=== The request ===
From the records below, print only the part that opens with the line containing "What seaborn and" and closes with the line containing "-26.2, -26.7, -27.4]"; omit the pictures.
◇ ◇ ◇ ◇ ◇ ◇ ◇
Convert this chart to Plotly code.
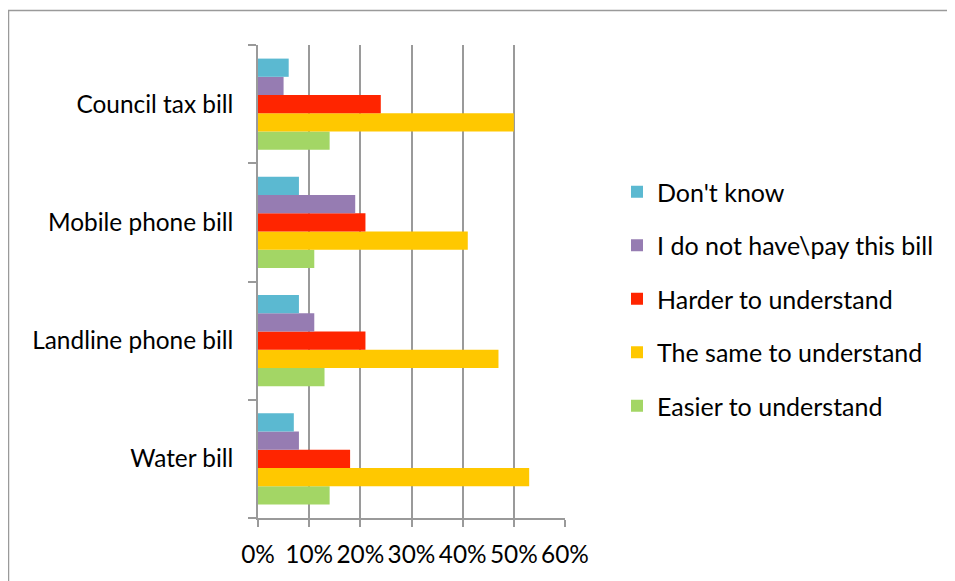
import plotly.graph_objects as go

categories = ["Water bill", "Landline phone bill", "Mobile phone bill", "Council tax bill"]
series_names = ["Easier to understand", "The same to understand", "Harder to understand",
                "I do not have\\pay this bill", "Don't know"]
easier = [0.14, 0.13, 0.11, 0.14]
same = [0.53, 0.47, 0.41, 0.50]
harder = [0.18, 0.21, 0.21, 0.24]
no_bill = [0.08, 0.11, 0.19, 0.05]
dont_know = [0.07, 0.08, 0.08, 0.06]
tick_vals = [0, 0.1, 0.2, 0.3, 0.4, 0.5, 0.6]
tick_text = ["0%", "10%", "20%", "30%", "40%", "50%", "60%"]

colors = ["#A3D665", "#FFC800", "#FF2500", "#967CB2", "#5BB9D1"]
values = [easier, same, harder, no_bill, dont_know]

FONT = "Lato"
FS = 24.4
FS_LEG = 25

fig = go.Figure()
for i, (name, vals, col) in enumerate(zip(series_names, values, colors)):
    fig.add_trace(go.Bar(
        y=categories, x=vals, name=name, orientation="h",
        marker=dict(color=col, line=dict(width=0)),
        legendgroup=f"g{i}", legendrank=100 - i,
    ))

# page body has an 8px margin: work in reference pixel coords, offset by 8
OFF = 8
W, H = 955 - OFF, 581 - OFF
L, R, T, B = 258 - OFF, 955 - 565, 45 - OFF, 581 - 518
pw = W - L - R
ph = H - T - B

def px_x(p):
    return (p - OFF - L) / pw

def px_y(p):
    return (H - B - (p - OFF)) / ph

fig.update_layout(
    width=W, height=H,
    margin=dict(l=L, r=R, t=T, b=B),
    paper_bgcolor="white", plot_bgcolor="white",
    barmode="group", bargap=0.23, bargroupgap=0,
    font=dict(family=FONT, size=FS, color="#000000"),
    showlegend=True,
    legend=dict(
        x=px_x(617), y=px_y(169), xanchor="left", yanchor="top",
        traceorder="grouped", tracegroupgap=18,
        font=dict(family=FONT, size=FS_LEG, color="#000000"),
        bgcolor="rgba(0,0,0,0)", itemwidth=30,
    ),
    xaxis=dict(
        range=[0, 0.6], tickvals=tick_vals, ticktext=tick_text,
        showgrid=True, gridcolor="#9A9A9A", gridwidth=1.5,
        showline=True, linecolor="#9A9A9A", linewidth=1.5,
        ticks="outside", ticklen=7, tickcolor="#9A9A9A", tickwidth=1.5,
        zeroline=False, fixedrange=True, ticklabelstandoff=7,
        tickfont=dict(family=FONT, size=FS, color="#000000"),
    ),
    yaxis=dict(
        categoryorder="array", categoryarray=categories,
        showline=True, linecolor="#9A9A9A", linewidth=1.5,
        ticks="outside", ticklen=8, tickcolor="#9A9A9A", tickwidth=1.5,
        tickson="boundaries", showgrid=False, zeroline=False,
        ticklabelstandoff=18,
        tickfont=dict(family=FONT, size=FS, color="#000000"),
    ),
    shapes=[dict(
        type="rect", xref="paper", yref="paper",
        x0=px_x(8.5), x1=px_x(980), y0=px_y(620), y1=px_y(10.5),
        line=dict(color="#9A9A9A", width=1.5), fillcolor="rgba(0,0,0,0)",
        layer="below",
    )],
)

fig.write_html("out.html")
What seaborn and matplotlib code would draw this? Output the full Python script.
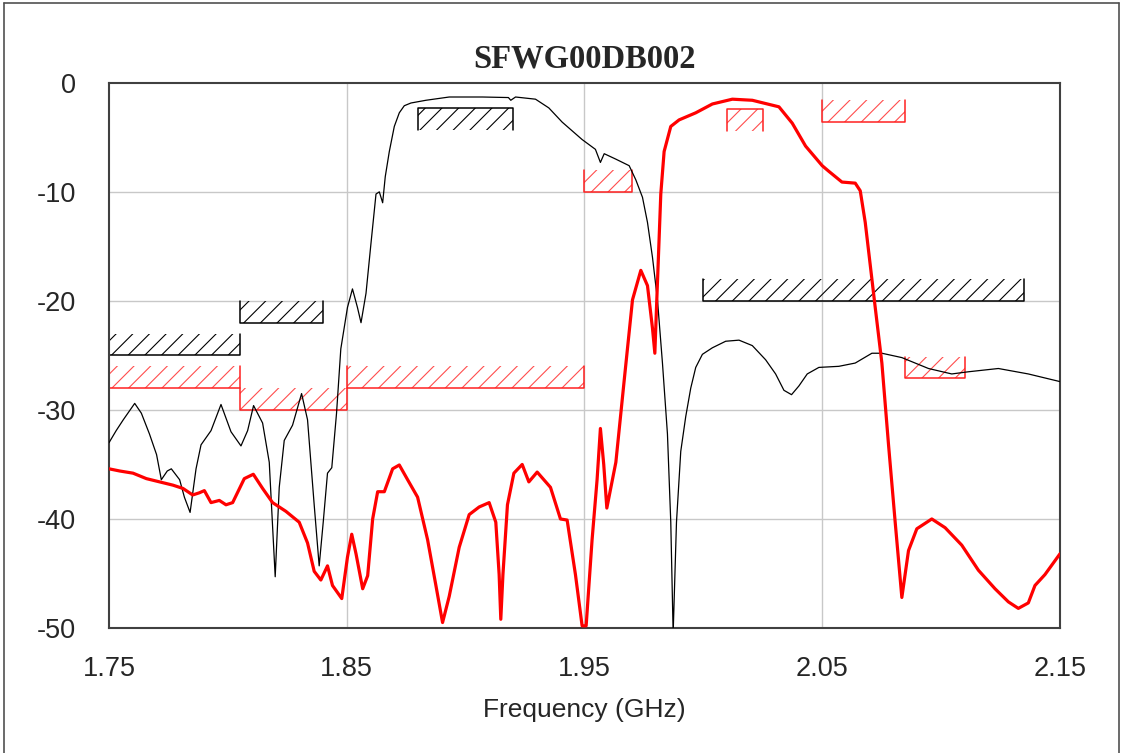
import numpy as np
import pandas as pd
import matplotlib
matplotlib.use("Agg")
import matplotlib.pyplot as plt
import seaborn as sns
from matplotlib.lines import Line2D

# Curva preta (Tx) - frequência em GHz, nível em dB
black_freq = [1.750, 1.753, 1.756, 1.7608, 1.7636, 1.767, 1.770, 1.772, 1.7745, 1.7762,
              1.7797, 1.7817, 1.7841, 1.7866, 1.7887, 1.7929, 1.7971, 1.8013, 1.8055, 1.8083,
              1.8108, 1.8146, 1.8174, 1.8199, 1.8216, 1.8237, 1.8272, 1.831, 1.8335, 1.8363,
              1.8384, 1.8401, 1.8419, 1.8437, 1.8457, 1.8475, 1.8503, 1.8524, 1.8545, 1.856,
              1.8581, 1.8602, 1.8623, 1.8637, 1.8651, 1.8662, 1.8679, 1.870, 1.8721, 1.8742,
              1.877, 1.8833, 1.8931, 1.9071, 1.918, 1.919, 1.921, 1.9294, 1.935, 1.9406,
              1.949, 1.9546, 1.9567, 1.9583, 1.9632, 1.9688, 1.9716, 1.9744, 1.9765, 1.9786,
              1.9807, 1.9828, 1.9849, 1.9863, 1.9873, 1.9887, 1.9905, 1.9926, 1.9947, 1.9968,
              1.9996, 2.0038, 2.0094, 2.015, 2.0206, 2.0262, 2.0304, 2.0339, 2.0371, 2.0402,
              2.0437, 2.0486, 2.057, 2.0639, 2.0709, 2.0751, 2.0835, 2.0947, 2.1045, 2.1115,
              2.1241, 2.1367, 2.150]
black_db = [-33.0, -31.9, -30.9, -29.4, -30.3, -32.2, -34.1, -36.4, -35.6, -35.4,
            -36.4, -38.0, -39.4, -35.4, -33.2, -31.9, -29.5, -32.0, -33.3, -31.9,
            -29.6, -31.2, -34.8, -45.3, -37.1, -32.8, -31.4, -28.5, -30.9, -38.7,
            -44.3, -40.3, -35.8, -35.3, -30.3, -24.4, -20.6, -18.9, -20.6, -22.0,
            -19.3, -14.7, -10.2, -10.0, -11.0, -8.6, -6.3, -4.0, -2.75, -2.1,
            -1.85, -1.6, -1.3, -1.3, -1.35, -1.6, -1.3, -1.5, -2.3, -3.6,
            -5.2, -6.1, -7.3, -6.5, -7.0, -7.6, -8.9, -10.5, -12.8, -16.0,
            -19.9, -25.7, -32.2, -40.3, -50.5, -40.3, -33.8, -30.6, -28.0, -26.1,
            -24.9, -24.3, -23.7, -23.6, -24.1, -25.4, -26.7, -28.2, -28.6, -27.8,
            -26.7, -26.1, -26.0, -25.7, -24.8, -24.8, -25.2, -26.2, -26.7, -26.5,
            -26.2, -26.7, -27.4]

# Curva vermelha (Rx)
red_freq = [1.750, 1.7545, 1.7601, 1.7657, 1.7713, 1.7769, 1.7811, 1.7852, 1.788, 1.7901,
            1.7929, 1.7964, 1.7992, 1.802, 1.8069, 1.8107, 1.8146, 1.8188, 1.8244, 1.830,
            1.8335, 1.8363, 1.8391, 1.8419, 1.844, 1.8479, 1.8503, 1.8521, 1.8539, 1.8567,
            1.8588, 1.8609, 1.863, 1.8658, 1.8693, 1.8721, 1.8756, 1.8798, 1.884, 1.8875,
            1.8903, 1.8931, 1.8973, 1.9015, 1.9057, 1.9099, 1.9127, 1.9141, 1.9148, 1.9157,
            1.9176, 1.9203, 1.9238, 1.9266, 1.9301, 1.9357, 1.9399, 1.9427, 1.9462, 1.949,
            1.9507, 1.9532, 1.9553, 1.9567, 1.9581, 1.9594, 1.9632, 1.9667, 1.9702, 1.9737,
            1.9765, 1.9786, 1.9796, 1.9803, 1.9811, 1.9821, 1.9835, 1.9863, 1.9898, 1.9968,
            2.0038, 2.0122, 2.0206, 2.0318, 2.0374, 2.043, 2.050, 2.0527, 2.0583, 2.0639,
            2.066, 2.0681, 2.0702, 2.0723, 2.0751, 2.0779, 2.0807, 2.0835, 2.0863, 2.0898,
            2.0961, 2.1017, 2.1087, 2.1157, 2.1227, 2.1283, 2.1325, 2.1367, 2.1395, 2.1437,
            2.150]
red_db = [-35.4, -35.6, -35.8, -36.3, -36.6, -36.9, -37.2, -37.8, -37.6, -37.4,
          -38.5, -38.3, -38.7, -38.5, -36.3, -35.9, -37.2, -38.5, -39.3, -40.3,
          -42.2, -44.8, -45.6, -44.3, -46.1, -47.3, -43.5, -41.4, -43.2, -46.4,
          -45.2, -40.0, -37.5, -37.5, -35.4, -35.05, -36.4, -38.0, -41.9, -46.1,
          -49.5, -47.1, -42.6, -39.6, -38.9, -38.5, -40.3, -45.1, -49.2, -45.1,
          -38.7, -35.8, -35.0, -36.6, -35.7, -37.1, -40.0, -40.1, -45.1, -49.8,
          -49.8, -41.9, -36.4, -31.7, -35.0, -39.0, -34.8, -27.3, -19.9, -17.2,
          -18.6, -22.5, -24.8, -20.6, -16.0, -10.2, -6.3, -4.0, -3.4, -2.75,
          -1.94, -1.5, -1.6, -2.2, -3.7, -5.8, -7.6, -8.1, -9.1, -9.2,
          -9.9, -12.8, -16.7, -20.6, -25.7, -33.2, -40.3, -47.2, -42.9, -40.9,
          -40.0, -40.8, -42.4, -44.7, -46.4, -47.6, -48.2, -47.7, -46.1, -45.1,
          -43.2]

# Máscaras de especificação: início, fim, nível (dB), sentido da hachura (+1 acima, -1 abaixo)
mask_start = [1.750, 1.805, 1.880, 2.000, 1.750, 1.805, 1.850, 1.950, 2.010, 2.050, 2.085]
mask_stop = [1.805, 1.840, 1.920, 2.135, 1.805, 1.850, 1.950, 1.970, 2.025, 2.085, 2.110]
mask_level = [-25.0, -22.0, -2.35, -20.0, -28.0, -30.0, -28.0, -10.0, -2.4, -3.55, -27.1]
mask_side = [1, 1, -1, 1, 1, 1, 1, 1, -1, 1, 1]
mask_trace = ["black", "black", "black", "black", "red", "red", "red", "red", "red", "red", "red"]

x_ticks = [1.75, 1.85, 1.95, 2.05, 2.15]
y_ticks = [0, -10, -20, -30, -40, -50]

sns.set_style("white")
plt.rcParams["font.family"] = ["Liberation Sans", "DejaVu Sans"]
plt.rcParams["axes.unicode_minus"] = False
plt.rcParams["hatch.linewidth"] = 0.8

fig = plt.figure(figsize=(11.24, 7.53), dpi=100)
ax = fig.add_axes([0.097, 0.166, 0.846, 0.724])

# Grelha
for gx in [1.85, 1.95, 2.05]:
    ax.axvline(gx, color="#c8c8c8", linewidth=1.0, zorder=0)
for gy in [-10, -20, -30, -40]:
    ax.axhline(gy, color="#c8c8c8", linewidth=1.0, zorder=0)

# Máscaras com hachura
mask_colors = {"black": "#000000", "red": "#ff2020"}
for f0, f1, lvl, side, tr in zip(mask_start, mask_stop, mask_level, mask_side, mask_trace):
    col = mask_colors[tr]
    far = lvl + 2.0 * side
    ax.fill_between([f0, f1], [lvl, lvl], [far, far], facecolor="none",
                    edgecolor=col, hatch="//", linewidth=0,
                    alpha=0.8 if tr == "red" else 1, zorder=1)
    ax.plot([f0, f0, f1, f1], [far, lvl, lvl, far], color=col, linewidth=1.1, zorder=2)

df_black = pd.DataFrame({"freq": black_freq, "db": black_db})
df_red = pd.DataFrame({"freq": red_freq, "db": red_db})
sns.lineplot(data=df_black, x="freq", y="db", color="black", linewidth=0.9,
             estimator=None, sort=False, ax=ax, zorder=3)
sns.lineplot(data=df_red, x="freq", y="db", color="#ff0000", linewidth=2.3,
             estimator=None, sort=False, ax=ax, zorder=4)

ax.set_xlim(1.75, 2.15)
ax.set_ylim(-50, 0)
ax.set_xticks(x_ticks)
ax.set_xticklabels([f"{t:.2f}" for t in x_ticks])
ax.set_yticks(y_ticks)
ax.set_yticklabels([str(t) for t in y_ticks])
ax.tick_params(axis="both", length=0, labelsize=19.5)
ax.tick_params(axis="x", pad=20)
ax.tick_params(axis="y", pad=24)
ax.set_ylabel("")
ax.set_xlabel("Frequency (GHz)", fontsize=19, labelpad=12)
ax.set_title("SFWG00DB002", fontsize=23.5, fontweight="bold",
             family=["Liberation Serif", "DejaVu Serif"], pad=11)
for sp in ax.spines.values():
    sp.set_color("#404040")
    sp.set_linewidth(1.5)

# Moldura exterior da figura
W, H = 1124, 753
fig.add_artist(Line2D([4 / W, 4 / W], [0, 1 - 3 / H], color="#505050", linewidth=1.2))
fig.add_artist(Line2D([4 / W, 1119 / W], [1 - 3 / H, 1 - 3 / H], color="#505050", linewidth=1.2))
fig.add_artist(Line2D([1119 / W, 1119 / W], [0, 1 - 3 / H], color="#505050", linewidth=1.2))

fig.savefig("out.png", dpi=100)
◇ ◇ ◇ ◇ ◇ ◇ ◇
=== Complete response ===
What seaborn and matplotlib code would draw this? Output the full Python script.
import numpy as np
import pandas as pd
import matplotlib
matplotlib.use("Agg")
import matplotlib.pyplot as plt
import seaborn as sns
from matplotlib.lines import Line2D

# Curva preta (Tx) - frequência em GHz, nível em dB
black_freq = [1.750, 1.753, 1.756, 1.7608, 1.7636, 1.767, 1.770, 1.772, 1.7745, 1.7762,
              1.7797, 1.7817, 1.7841, 1.7866, 1.7887, 1.7929, 1.7971, 1.8013, 1.8055, 1.8083,
              1.8108, 1.8146, 1.8174, 1.8199, 1.8216, 1.8237, 1.8272, 1.831, 1.8335, 1.8363,
              1.8384, 1.8401, 1.8419, 1.8437, 1.8457, 1.8475, 1.8503, 1.8524, 1.8545, 1.856,
              1.8581, 1.8602, 1.8623, 1.8637, 1.8651, 1.8662, 1.8679, 1.870, 1.8721, 1.8742,
              1.877, 1.8833, 1.8931, 1.9071, 1.918, 1.919, 1.921, 1.9294, 1.935, 1.9406,
              1.949, 1.9546, 1.9567, 1.9583, 1.9632, 1.9688, 1.9716, 1.9744, 1.9765, 1.9786,
              1.9807, 1.9828, 1.9849, 1.9863, 1.9873, 1.9887, 1.9905, 1.9926, 1.9947, 1.9968,
              1.9996, 2.0038, 2.0094, 2.015, 2.0206, 2.0262, 2.0304, 2.0339, 2.0371, 2.0402,
              2.0437, 2.0486, 2.057, 2.0639, 2.0709, 2.0751, 2.0835, 2.0947, 2.1045, 2.1115,
              2.1241, 2.1367, 2.150]
black_db = [-33.0, -31.9, -30.9, -29.4, -30.3, -32.2, -34.1, -36.4, -35.6, -35.4,
            -36.4, -38.0, -39.4, -35.4, -33.2, -31.9, -29.5, -32.0, -33.3, -31.9,
            -29.6, -31.2, -34.8, -45.3, -37.1, -32.8, -31.4, -28.5, -30.9, -38.7,
            -44.3, -40.3, -35.8, -35.3, -30.3, -24.4, -20.6, -18.9, -20.6, -22.0,
            -19.3, -14.7, -10.2, -10.0, -11.0, -8.6, -6.3, -4.0, -2.75, -2.1,
            -1.85, -1.6, -1.3, -1.3, -1.35, -1.6, -1.3, -1.5, -2.3, -3.6,
            -5.2, -6.1, -7.3, -6.5, -7.0, -7.6, -8.9, -10.5, -12.8, -16.0,
            -19.9, -25.7, -32.2, -40.3, -50.5, -40.3, -33.8, -30.6, -28.0, -26.1,
            -24.9, -24.3, -23.7, -23.6, -24.1, -25.4, -26.7, -28.2, -28.6, -27.8,
            -26.7, -26.1, -26.0, -25.7, -24.8, -24.8, -25.2, -26.2, -26.7, -26.5,
            -26.2, -26.7, -27.4]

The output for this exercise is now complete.